As I've said, allow all to operate in the manner of NSI until NSI is
in a position to share, be it voluntary or compelled. How this works,
and what timetable would be followed is still open, it would seem.
>> Anything else is restraintive trade practices, and cannot be
>> tolerated.
>
>Restraint of trade is a very specific legal notion. Are you certain
>you wish to assert it?
I am not asserting it other than to point out that that particular
course of action would be so. What happens as a result is something
I would prefer not to dwell upon.
>> From our standpoint, we have been working for well over a year now on
>> seeing this process through, and patience is now at an end.
>
>It was understood that there was substantial community concern over
>the length of the process, and that is one of the reasons that the
>IAHC set a very ambitious timeline for the completion of its
>work.
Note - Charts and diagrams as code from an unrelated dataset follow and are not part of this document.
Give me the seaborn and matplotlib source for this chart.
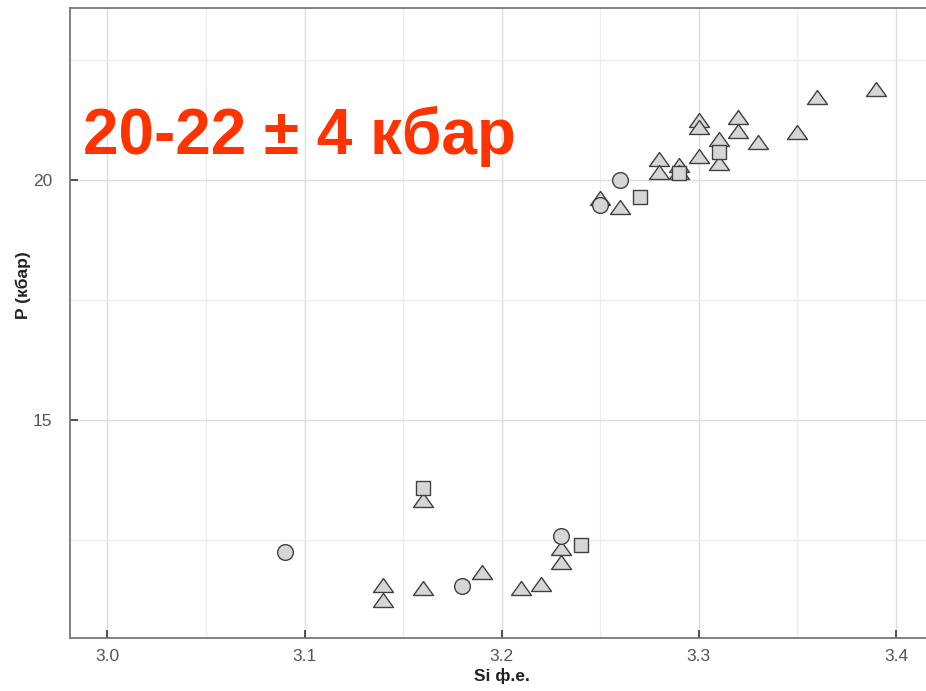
"""
P (кбар) против Si ф.е. — фенгитовый барометр
Сохраняет out.png
"""

import pandas as pd
import matplotlib.pyplot as plt
import seaborn as sns
from matplotlib.path import Path
from matplotlib.ticker import MultipleLocator

# треугольники
tri_si = [3.39, 3.36, 3.35, 3.32, 3.32, 3.33, 3.30, 3.30, 3.31, 3.31, 3.30,
          3.28, 3.28, 3.29, 3.29, 3.25, 3.26,
          3.16, 3.14, 3.14, 3.16, 3.19, 3.21, 3.22, 3.23, 3.23]
tri_p = [21.90, 21.72, 21.00, 21.32, 21.02, 20.80, 21.25, 21.10, 20.85, 20.36, 20.50,
         20.44, 20.17, 20.31, 20.17, 19.63, 19.44,
         13.33, 11.56, 11.26, 11.51, 11.84, 11.51, 11.58, 12.33, 12.05]

# квадраты
sq_si = [3.31, 3.29, 3.27, 3.16, 3.24]
sq_p = [20.59, 20.15, 19.65, 13.58, 12.40]

# кружки
ci_si = [3.26, 3.25, 3.09, 3.18, 3.23]
ci_p = [20.01, 19.48, 12.24, 11.55, 12.58]

x_ticks = [3.0, 3.1, 3.2, 3.3, 3.4]
y_ticks = [15, 20]

# сплющенный треугольник
tri_marker = Path([(-1, -0.7), (1, -0.7), (0, 0.7), (-1, -0.7)], closed=True)

sns.set_style('ticks')
plt.rcParams['font.family'] = ['Liberation Sans', 'DejaVu Sans']


def main():
    df = pd.concat([
        pd.DataFrame({'si': tri_si, 'p': tri_p, 'kind': 'tri'}),
        pd.DataFrame({'si': sq_si, 'p': sq_p, 'kind': 'sq'}),
        pd.DataFrame({'si': ci_si, 'p': ci_p, 'kind': 'ci'}),
    ], ignore_index=True)

    fig = plt.figure(figsize=(9.26, 6.91), dpi=100)
    ax = fig.add_axes([70 / 926, 53 / 691, 856 / 926, 630 / 691])

    styles = {'tri': (tri_marker, 207), 'sq': ('s', 92), 'ci': ('o', 128)}
    for kind, (marker, size) in styles.items():
        sns.scatterplot(data=df[df['kind'] == kind], x='si', y='p',
                        marker=marker, s=size, color='#d6d6d6',
                        edgecolor='#404040', linewidth=1.0, zorder=3, ax=ax)

    ax.set_xlim(2.981, 3.4152)
    ax.set_ylim(10.458, 23.583)
    ax.set_xticks(x_ticks)
    ax.set_xticklabels([f'{t:.1f}' for t in x_ticks])
    ax.set_yticks(y_ticks)
    ax.xaxis.set_minor_locator(MultipleLocator(0.05))
    ax.yaxis.set_minor_locator(MultipleLocator(2.5))

    ax.grid(which='major', color='#dedede', linewidth=1.0, zorder=0)
    ax.grid(which='minor', color='#ececec', linewidth=1.0, zorder=0)
    ax.set_axisbelow(True)

    ax.tick_params(which='major', direction='in', length=6, width=1.3,
                   color='#444444', labelcolor='#555555', labelsize=12.5)
    ax.tick_params(axis='x', pad=8)
    ax.tick_params(axis='y', pad=13)
    ax.tick_params(which='minor', length=0)

    for side in ['left', 'bottom', 'top']:
        ax.spines[side].set_color('#777777')
        ax.spines[side].set_linewidth(1.3)
    ax.spines['right'].set_visible(False)

    ax.set_xlabel('Si ф.е.', fontsize=12.5, fontweight='bold', color='#222222')
    ax.set_ylabel('P (кбар)', fontsize=12.5, fontweight='bold', color='#222222')
    ax.xaxis.set_label_coords(0.505, -0.047)
    ax.yaxis.set_label_coords(-0.045, 0.56)

    fig.text(83 / 926, 1 - 154 / 691, '20-22 ± 4 кбар', fontsize=46,
             fontweight='bold', color='#ff3300', ha='left', va='baseline')

    fig.savefig('out.png', dpi=100)
    plt.close(fig)


if __name__ == '__main__':
    main()
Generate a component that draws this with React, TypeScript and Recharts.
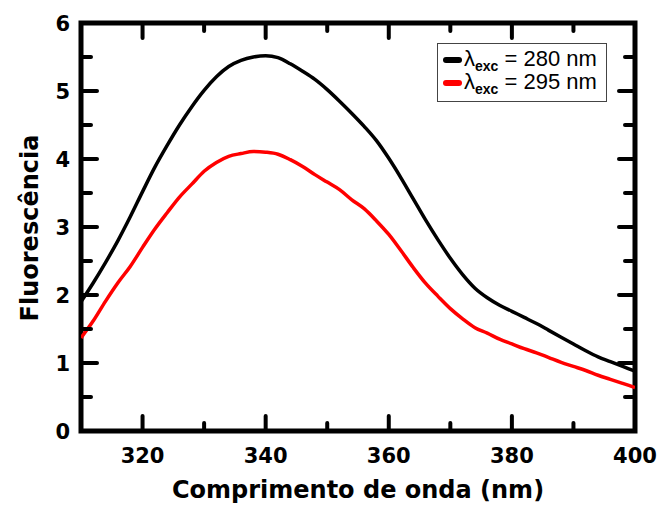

Thus far, it has met its self imposed deadlines (although it has
>adjusted one or two by a week here and there). There appears to be
>some new urgency to the tone of your remarks, however. Are you unhappy
>with the way in which the IAHC has been meeting its deadlines, or with
>the schedule?
Neither. I am unhappy with the apparent lack of concern that the IAHC
took in the creation of the 19Dec draft, and the apparent lack of
concern the IAHC is showing in comments upon that draft. I am unhappy
in that I am losing hope of a satisfactory resolution, and I am
personally disappointed in the direction this is going to take. Call
it a personality flaw, but I detest the inability to come to mutually
acceptable solutions.
--
Christopher Ambler
President, Image Online Design, Inc.